* begin *
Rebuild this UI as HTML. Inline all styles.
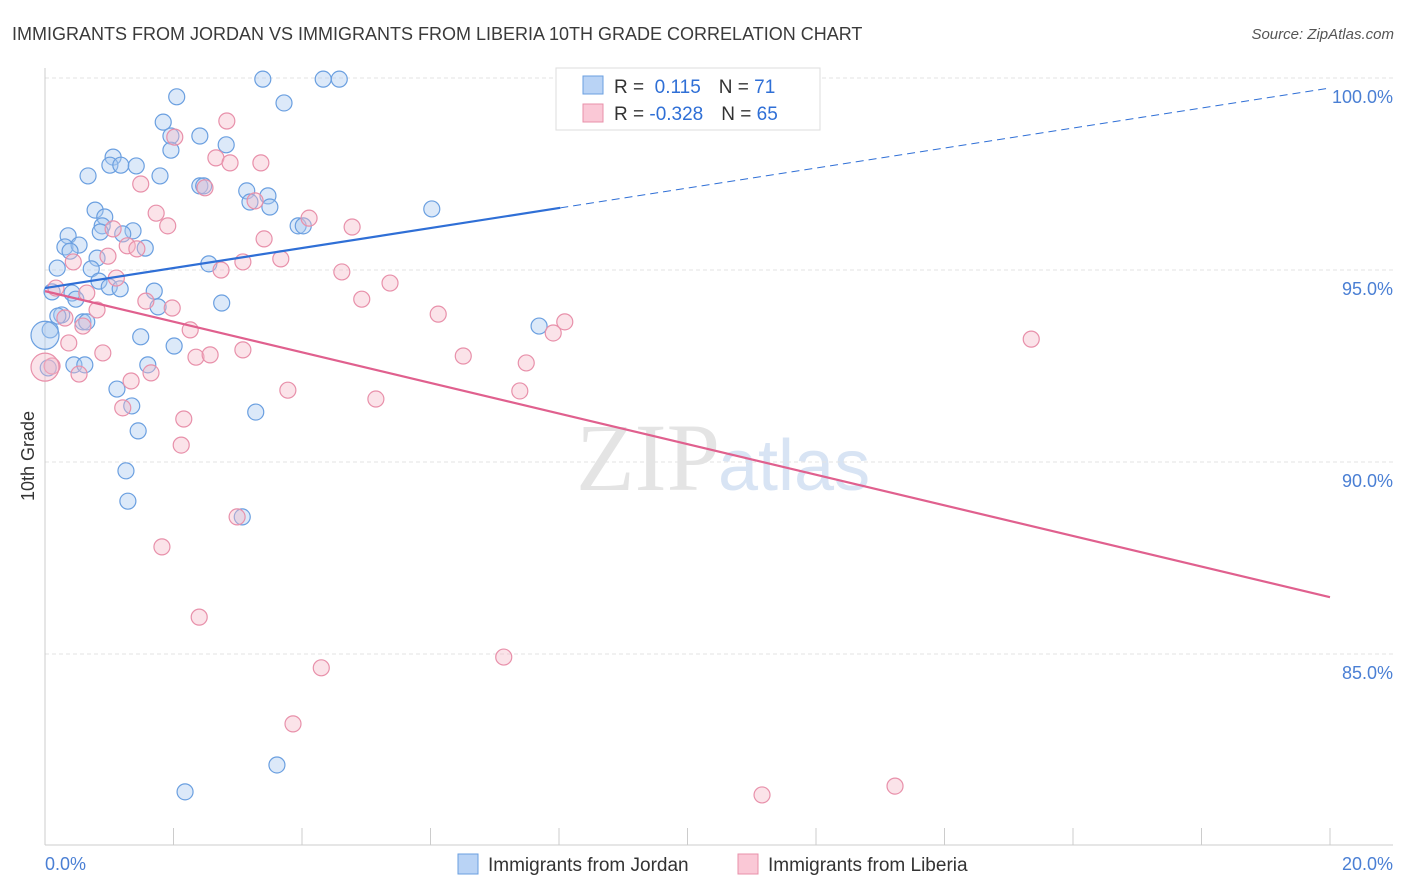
<!DOCTYPE html>
<html><head><meta charset="utf-8"><style>
body{margin:0;background:#fff;font-family:"Liberation Sans",sans-serif;}
svg{display:block}
</style></head><body>
<svg id="chart" width="1406" height="892">
<text x="12" y="40" font-size="18" fill="#3a3a3a">IMMIGRANTS FROM JORDAN VS IMMIGRANTS FROM LIBERIA 10TH GRADE CORRELATION CHART</text>
<text x="1394" y="39" font-size="15" fill="#555" text-anchor="end" font-style="italic">Source: ZipAtlas.com</text>
<text x="720" y="490" font-size="96" fill="#e4e4e4" text-anchor="end" font-family="Liberation Serif,serif">ZIP</text>
<text x="718" y="490" font-size="72" fill="#d8e4f4">atlas</text>
<text transform="translate(34,456) rotate(-90)" font-size="18" fill="#333" text-anchor="middle">10th Grade</text>
<g id="grid"></g><g id="axes"></g><g id="pts"></g><g id="lines"></g>
<g>
<rect x="556" y="68" width="264" height="62" fill="#fff" stroke="#ddd"/>
<rect x="583" y="76" width="20" height="18" fill="#b9d3f5" stroke="#6a9fe0"/>
<rect x="583" y="104" width="20" height="18" fill="#fac8d6" stroke="#e890aa"/>
<text x="614" y="93" font-size="19" fill="#333">R = <tspan fill="#2f6fd6">&#160;0.115</tspan><tspan dx="18">N = </tspan><tspan fill="#2f6fd6"> 71</tspan></text>
<text x="614" y="120" font-size="19" fill="#333">R = <tspan fill="#2f6fd6">-0.328</tspan><tspan dx="18">N = </tspan><tspan fill="#2f6fd6">65</tspan></text>
</g>
<g>
<rect x="458" y="854" width="20" height="20" fill="#b9d3f5" stroke="#6a9fe0"/>
<text x="488" y="871" font-size="19" fill="#333">Immigrants from Jordan</text>
<rect x="738" y="854" width="20" height="20" fill="#fac8d6" stroke="#e890aa"/>
<text x="768" y="871" font-size="19" fill="#333">Immigrants from Liberia</text>
</g>
</svg>
<script>
const yTicks=[100,95,90,85];
const yTickLabels=["100.0%","95.0%","90.0%","85.0%"];
const xTickLabels=["0.0%","20.0%"];
const jordanX=[3.39,4.33,4.58,2.05,3.72,1.84,1.96,2.41,2.82,1.96,1.06,1.01,1.18,1.42,0.67,1.79,2.41,2.47,3.14,3.47,3.19,3.50,0.78,6.02,0.93,0.89,3.94,4.02,0.86,1.37,1.21,0.36,1.56,0.31,0.53,0.39,0.81,0.19,2.55,0.72,0.84,0.11,1.0,1.17,1.70,0.42,0.48,2.75,1.76,0.26,0.20,0.59,0.65,7.69,1.49,2.01,0.08,0.05,0.45,0.62,1.60,1.12,1.35,3.28,1.45,1.26,1.29,3.07,3.61,2.18,0];
const jordanY=[99.97,99.97,99.97,99.51,99.35,98.85,98.49,98.49,98.26,98.12,97.94,97.73,97.73,97.71,97.45,97.45,97.19,97.19,97.06,96.93,96.77,96.64,96.56,96.59,96.38,96.15,96.15,96.15,95.99,96.02,95.94,95.89,95.57,95.60,95.65,95.49,95.31,95.05,95.16,95.03,94.71,94.43,94.56,94.51,94.45,94.40,94.24,94.14,94.04,93.83,93.80,93.65,93.65,93.54,93.26,93.02,93.44,92.45,92.53,92.53,92.53,91.90,91.46,91.30,90.81,89.77,88.98,88.57,82.11,81.41,93.3];
const liberiaX=[9.42,2.83,2.02,2.66,2.88,3.36,1.49,2.49,3.27,1.73,4.11,1.91,4.78,1.06,3.41,1.28,1.43,0.98,3.67,0.44,3.08,2.74,4.62,1.11,5.37,0.17,0.65,4.93,1.57,1.98,0.81,6.12,0.31,8.09,0.59,2.26,7.91,15.35,0.37,3.08,0.90,6.51,2.35,2.57,7.49,0.11,1.65,0.53,1.34,3.78,7.39,1.21,5.15,2.16,2.12,2.99,1.82,2.40,4.30,7.14,3.86,11.16,13.23,0];
const liberiaY=[99.97,98.88,98.46,97.92,97.79,97.79,97.24,97.14,96.80,96.48,96.35,96.15,96.12,96.07,95.81,95.63,95.55,95.36,95.29,95.21,95.21,95.0,94.95,94.79,94.66,94.53,94.40,94.24,94.19,94.01,93.96,93.85,93.75,93.65,93.54,93.44,93.36,93.20,93.10,92.92,92.84,92.76,92.73,92.79,92.58,92.50,92.32,92.29,92.11,91.87,91.85,91.41,91.64,91.12,90.44,88.57,87.79,85.96,84.64,84.92,83.18,81.33,81.56,92.47];
const jordanTrend=[94.53,99.74], jordanSolidEnd=8.02;
const liberiaTrend=[94.45,86.48];
const NS="http://www.w3.org/2000/svg";
const sx=v=>45+v/20*1285, sy=v=>78+(100-v)/5*192;
function mk(tag,attrs,parent){const e=document.createElementNS(NS,tag);for(const k in attrs)e.setAttribute(k,attrs[k]);parent.appendChild(e);return e;}
const grid=document.getElementById('grid'),axes=document.getElementById('axes'),pts=document.getElementById('pts'),lines=document.getElementById('lines');
yTicks.forEach((t,i)=>{
 const l=mk('line',{x1:45,x2:1393,y1:sy(t),y2:sy(t),stroke:'#e3e3e3','stroke-dasharray':'4,3'},grid);
 
 
 const tx=mk('text',{x:1393,y:sy(t)+25,'font-size':18,fill:'#4a7fd4','text-anchor':'end'},axes);
 tx.textContent=yTickLabels[i];
 
 
});
const ax=mk('line',{x1:45,x2:1393,y1:845,y2:845,stroke:'#ccc'},axes);


const ay=mk('line',{x1:45,x2:45,y1:68,y2:845,stroke:'#ccc'},axes);


for(let i=0;i<=10;i++){const t=mk('line',{x1:sx(i*2),x2:sx(i*2),y1:828,y2:845,stroke:'#ccc'},axes);
 
 }
[0,20].forEach((v,i)=>{const t=mk('text',{x:i?1393:45,y:870,'font-size':18,fill:'#4a7fd4','text-anchor':i?'end':'start'},axes);t.textContent=xTickLabels[i];
 
 });
function dots(X,Y,fill,stroke,name){X.forEach((x,i)=>{const big=(x===0);
 const c=mk('circle',{cx:sx(x),cy:sy(Y[i]),r:big?14:8,fill:fill,'fill-opacity':0.4,stroke:stroke,'stroke-width':1.2},pts);
 
 });}
dots(jordanX,jordanY,'#a8c8f0','#6a9fe0','point-jordan');
dots(liberiaX,liberiaY,'#f6b8c8','#e890aa','point-liberia');
const jAt=x=>jordanTrend[0]+(jordanTrend[1]-jordanTrend[0])*x/20;
const l1=mk('line',{x1:sx(0),y1:sy(jAt(0)),x2:sx(jordanSolidEnd),y2:sy(jAt(jordanSolidEnd)),stroke:'#2f6fd6','stroke-width':2.2},lines);


const l2=mk('line',{x1:sx(jordanSolidEnd),y1:sy(jAt(jordanSolidEnd)),x2:sx(20),y2:sy(jAt(20)),stroke:'#2f6fd6','stroke-width':1,'stroke-dasharray':'8,5'},lines);


const l3=mk('line',{x1:sx(0),y1:sy(liberiaTrend[0]),x2:sx(20),y2:sy(liberiaTrend[1]),stroke:'#e0608e','stroke-width':2.2},lines);


</script>
</body></html>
* end *
● **Work required**: Transcribe the material exactly, and leave out whatever pictures it holds.

● **Completed task**:
Rebuild this UI as HTML. Inline all styles.
<!DOCTYPE html>
<html><head><meta charset="utf-8"><style>
body{margin:0;background:#fff;font-family:"Liberation Sans",sans-serif;}
svg{display:block}
</style></head><body>
<svg id="chart" width="1406" height="892">
<text x="12" y="40" font-size="18" fill="#3a3a3a">IMMIGRANTS FROM JORDAN VS IMMIGRANTS FROM LIBERIA 10TH GRADE CORRELATION CHART</text>
<text x="1394" y="39" font-size="15" fill="#555" text-anchor="end" font-style="italic">Source: ZipAtlas.com</text>
<text x="720" y="490" font-size="96" fill="#e4e4e4" text-anchor="end" font-family="Liberation Serif,serif">ZIP</text>
<text x="718" y="490" font-size="72" fill="#d8e4f4">atlas</text>
<text transform="translate(34,456) rotate(-90)" font-size="18" fill="#333" text-anchor="middle">10th Grade</text>
<g id="grid"></g><g id="axes"></g><g id="pts"></g><g id="lines"></g>
<g>
<rect x="556" y="68" width="264" height="62" fill="#fff" stroke="#ddd"/>
<rect x="583" y="76" width="20" height="18" fill="#b9d3f5" stroke="#6a9fe0"/>
<rect x="583" y="104" width="20" height="18" fill="#fac8d6" stroke="#e890aa"/>
<text x="614" y="93" font-size="19" fill="#333">R = <tspan fill="#2f6fd6">&#160;0.115</tspan><tspan dx="18">N = </tspan><tspan fill="#2f6fd6"> 71</tspan></text>
<text x="614" y="120" font-size="19" fill="#333">R = <tspan fill="#2f6fd6">-0.328</tspan><tspan dx="18">N = </tspan><tspan fill="#2f6fd6">65</tspan></text>
</g>
<g>
<rect x="458" y="854" width="20" height="20" fill="#b9d3f5" stroke="#6a9fe0"/>
<text x="488" y="871" font-size="19" fill="#333">Immigrants from Jordan</text>
<rect x="738" y="854" width="20" height="20" fill="#fac8d6" stroke="#e890aa"/>
<text x="768" y="871" font-size="19" fill="#333">Immigrants from Liberia</text>
</g>
</svg>
<script>
const yTicks=[100,95,90,85];
const yTickLabels=["100.0%","95.0%","90.0%","85.0%"];
const xTickLabels=["0.0%","20.0%"];
const jordanX=[3.39,4.33,4.58,2.05,3.72,1.84,1.96,2.41,2.82,1.96,1.06,1.01,1.18,1.42,0.67,1.79,2.41,2.47,3.14,3.47,3.19,3.50,0.78,6.02,0.93,0.89,3.94,4.02,0.86,1.37,1.21,0.36,1.56,0.31,0.53,0.39,0.81,0.19,2.55,0.72,0.84,0.11,1.0,1.17,1.70,0.42,0.48,2.75,1.76,0.26,0.20,0.59,0.65,7.69,1.49,2.01,0.08,0.05,0.45,0.62,1.60,1.12,1.35,3.28,1.45,1.26,1.29,3.07,3.61,2.18,0];
const jordanY=[99.97,99.97,99.97,99.51,99.35,98.85,98.49,98.49,98.26,98.12,97.94,97.73,97.73,97.71,97.45,97.45,97.19,97.19,97.06,96.93,96.77,96.64,96.56,96.59,96.38,96.15,96.15,96.15,95.99,96.02,95.94,95.89,95.57,95.60,95.65,95.49,95.31,95.05,95.16,95.03,94.71,94.43,94.56,94.51,94.45,94.40,94.24,94.14,94.04,93.83,93.80,93.65,93.65,93.54,93.26,93.02,93.44,92.45,92.53,92.53,92.53,91.90,91.46,91.30,90.81,89.77,88.98,88.57,82.11,81.41,93.3];
const liberiaX=[9.42,2.83,2.02,2.66,2.88,3.36,1.49,2.49,3.27,1.73,4.11,1.91,4.78,1.06,3.41,1.28,1.43,0.98,3.67,0.44,3.08,2.74,4.62,1.11,5.37,0.17,0.65,4.93,1.57,1.98,0.81,6.12,0.31,8.09,0.59,2.26,7.91,15.35,0.37,3.08,0.90,6.51,2.35,2.57,7.49,0.11,1.65,0.53,1.34,3.78,7.39,1.21,5.15,2.16,2.12,2.99,1.82,2.40,4.30,7.14,3.86,11.16,13.23,0];
const liberiaY=[99.97,98.88,98.46,97.92,97.79,97.79,97.24,97.14,96.80,96.48,96.35,96.15,96.12,96.07,95.81,95.63,95.55,95.36,95.29,95.21,95.21,95.0,94.95,94.79,94.66,94.53,94.40,94.24,94.19,94.01,93.96,93.85,93.75,93.65,93.54,93.44,93.36,93.20,93.10,92.92,92.84,92.76,92.73,92.79,92.58,92.50,92.32,92.29,92.11,91.87,91.85,91.41,91.64,91.12,90.44,88.57,87.79,85.96,84.64,84.92,83.18,81.33,81.56,92.47];
const jordanTrend=[94.53,99.74], jordanSolidEnd=8.02;
const liberiaTrend=[94.45,86.48];
const NS="http://www.w3.org/2000/svg";
const sx=v=>45+v/20*1285, sy=v=>78+(100-v)/5*192;
function mk(tag,attrs,parent){const e=document.createElementNS(NS,tag);for(const k in attrs)e.setAttribute(k,attrs[k]);parent.appendChild(e);return e;}
const grid=document.getElementById('grid'),axes=document.getElementById('axes'),pts=document.getElementById('pts'),lines=document.getElementById('lines');
yTicks.forEach((t,i)=>{
 const l=mk('line',{x1:45,x2:1393,y1:sy(t),y2:sy(t),stroke:'#e3e3e3','stroke-dasharray':'4,3'},grid);
 
 
 const tx=mk('text',{x:1393,y:sy(t)+25,'font-size':18,fill:'#4a7fd4','text-anchor':'end'},axes);
 tx.textContent=yTickLabels[i];
 
 
});
const ax=mk('line',{x1:45,x2:1393,y1:845,y2:845,stroke:'#ccc'},axes);


const ay=mk('line',{x1:45,x2:45,y1:68,y2:845,stroke:'#ccc'},axes);


for(let i=0;i<=10;i++){const t=mk('line',{x1:sx(i*2),x2:sx(i*2),y1:828,y2:845,stroke:'#ccc'},axes);
 
 }
[0,20].forEach((v,i)=>{const t=mk('text',{x:i?1393:45,y:870,'font-size':18,fill:'#4a7fd4','text-anchor':i?'end':'start'},axes);t.textContent=xTickLabels[i];
 
 });
function dots(X,Y,fill,stroke,name){X.forEach((x,i)=>{const big=(x===0);
 const c=mk('circle',{cx:sx(x),cy:sy(Y[i]),r:big?14:8,fill:fill,'fill-opacity':0.4,stroke:stroke,'stroke-width':1.2},pts);
 
 });}
dots(jordanX,jordanY,'#a8c8f0','#6a9fe0','point-jordan');
dots(liberiaX,liberiaY,'#f6b8c8','#e890aa','point-liberia');
const jAt=x=>jordanTrend[0]+(jordanTrend[1]-jordanTrend[0])*x/20;
const l1=mk('line',{x1:sx(0),y1:sy(jAt(0)),x2:sx(jordanSolidEnd),y2:sy(jAt(jordanSolidEnd)),stroke:'#2f6fd6','stroke-width':2.2},lines);


const l2=mk('line',{x1:sx(jordanSolidEnd),y1:sy(jAt(jordanSolidEnd)),x2:sx(20),y2:sy(jAt(20)),stroke:'#2f6fd6','stroke-width':1,'stroke-dasharray':'8,5'},lines);


const l3=mk('line',{x1:sx(0),y1:sy(liberiaTrend[0]),x2:sx(20),y2:sy(liberiaTrend[1]),stroke:'#e0608e','stroke-width':2.2},lines);


</script>
</body></html>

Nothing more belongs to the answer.